The training dataset consists of human breast cancer tissue samples acquired using four different whole slide image scanners:

  • Scanner 1: Hamamatsu XR nanozoomer 2.0
  • Scanner 2: Hamamatsu S360 (0.5 NA)
  • Scanner 3: Aperio ScanScope CS2
  • Scanner 4: Leica GT450

For each scanner, we digitized WSI of 50 different cases of breast cancer. From each WSI, a trained pathologist selected an area of 2mm² corresponding to approximately 10 high power fields, according to the grading scheme of Elston and Ellis. We cropped this area and provide it as TIFF files to ease processing.

We provide annotations for mitotic figures according to a well-established multi-expert blind annotation pipeline, aimed at finding the totality of mitotic figures (details here). We additionally provide annotations for hard examples / imposters.

Annotations are provided for scanners 1 to 3 only. The purpose of the images of scanner is to provide a reference for additional visual representation (e.g. for unsupervised domain adaptation approaches).
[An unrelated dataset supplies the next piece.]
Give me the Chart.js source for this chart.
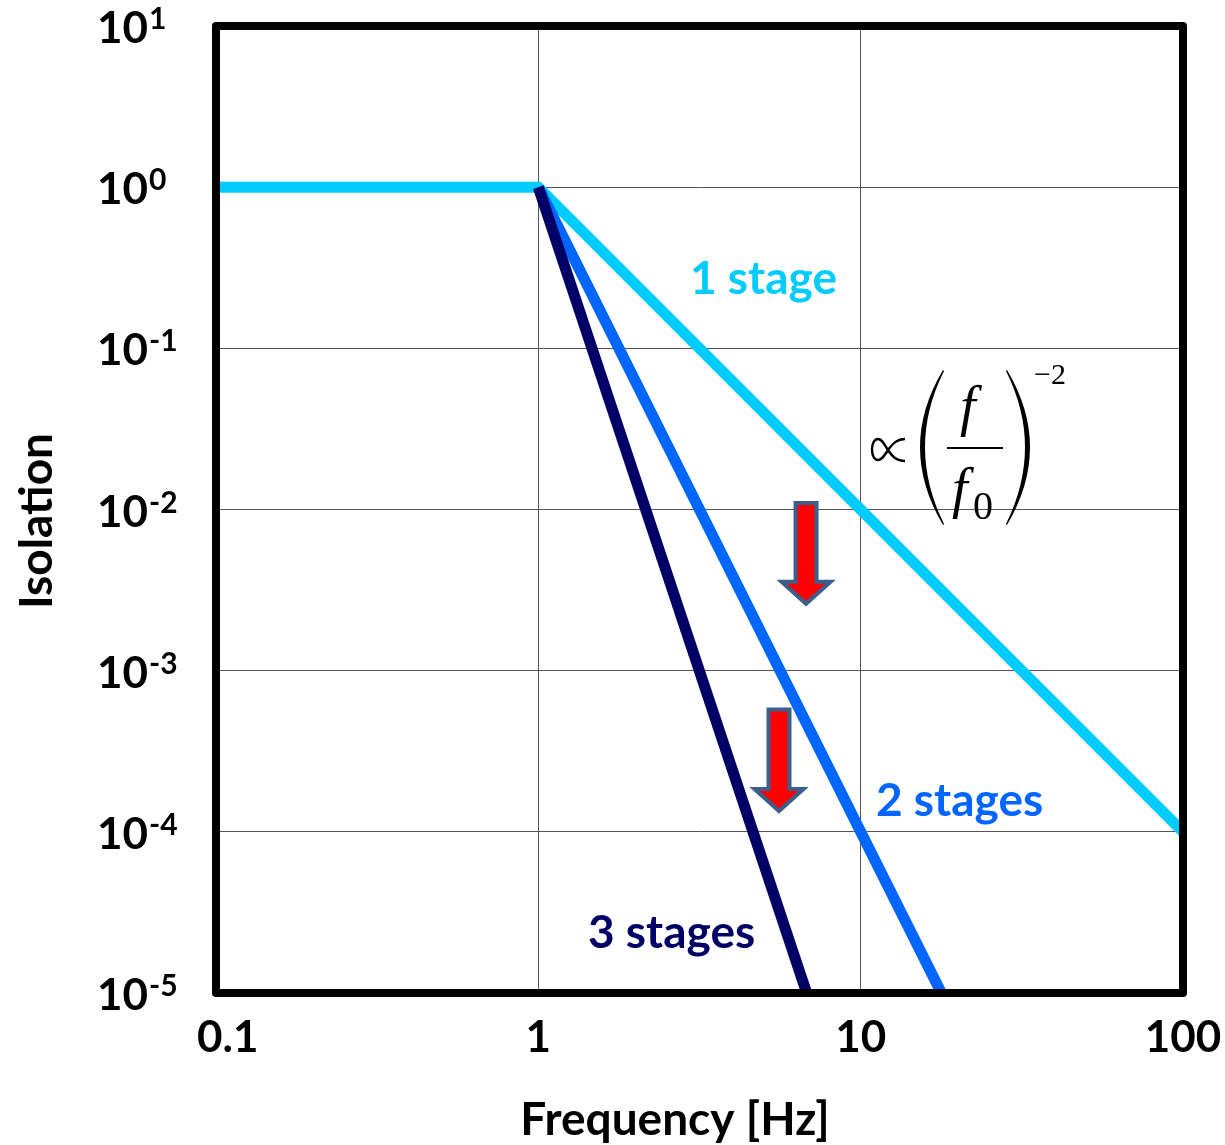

Distribution of mitotic count

The training set contains 1721 mitotic figures (MF) and 2714 hard examples (non-mitotic figures). The distribution of MF across scanners is rather similar:

Distribution of mitotic figure annotations across the scanners of the training set.

Test set

The test set contains images acquired in the same way as in the training set, but from different tumor cases. Since the challenge is about domain generalization, we only used two of the scanners that were part of the training set and added two more (undisclosed) scanners. We scanned 20 slides per scanner, corresponding to 80 cases in total.

Preliminary test set

For the self-evaluation of participating pipelines, we provide access to a preliminary test set. The preliminary test set uses the same scanners as the final test set, but consists of 5 cases per scanner (20 cases in total) only.

The access to this preliminary set is only available to the docker containers submitted to the challenge, and only available for a limited time during the competition. The purpose of this that participants can check the sanity of their approaches.